Notice any difference?

Look closely.

The replication on the right has 101 points. The manuscript on the left has only 100 — it’s missing the dot at x = 101.

I sent the package back and asked the author to do one of two things: either correct the discrepancy so the replication matches the published figure, or ask the managing editor for permission to modify the manuscript so the paper matches the replication.

The author was puzzled, and maybe a little annoyed. (They were, in fact, very nice about it — I may be projecting.) We exchanged a few emails.

“But this is a trivial difference that does not change the message of the paper!”

This is the natural reaction, and it’s a fair one. The two panels clearly convey the same message. Same shape, same story. Who cares about one dot at the edge?

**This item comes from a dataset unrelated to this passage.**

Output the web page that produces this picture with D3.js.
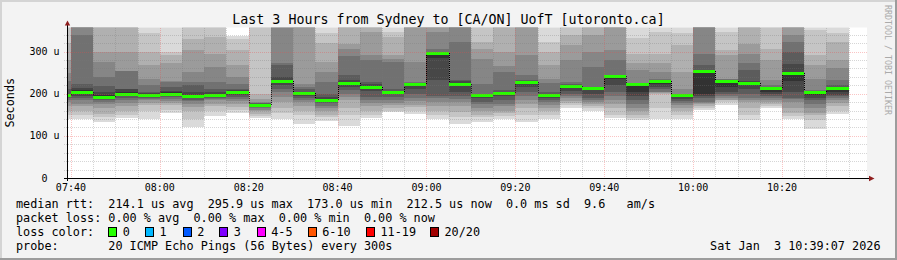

Here’s the thing: I don’t know whether that dot matters, and it’s not my job to decide.

I haven’t read the paper the way the author and the referees have. I have no way of knowing whether the point at x = 101 is incidental, or whether it’s the observation that anchors a claim, flips a sign, or changes a conclusion somewhere downstream. From where I sit, I can’t tell a cosmetic difference from a substantive one — and that’s precisely why it’s not my call to wave it through.

The paper was accepted with a specific figure in it. The replication package produces a different figure. Those two facts can’t both stand unreconciled. Either the code should reproduce what was published, or the published record should be updated — with the editor’s sign-off — to reflect what the code actually does.

Why this isn’t pedantry (even though it feels like it)

I get it. From the outside this looks like nitpicking. I genuinely sympathize — and I’ll admit I find it hard to articulate a clean threshold for which discrepancies are “fine” and which aren’t.

But that difficulty is the whole point. Replication failures are very often built out of exactly these “minor” details: an off-by-one filter, a dropped observation, a silent xlim that clips a point off the edge of a plot. Each one looks trivial in isolation. The trouble is that trivial-looking and inconsequential are not the same thing, and the only honest way to find out which is which is to reconcile the difference rather than assume it away.

If I start drawing the line at “eh, close enough,” I have to defend where that line sits — and there’s no principled place to put it. So the rule is simpler and more defensible: the package should reproduce the paper. Full stop.

And that, dear authors, is why people are sometimes annoyed at their data editors. :)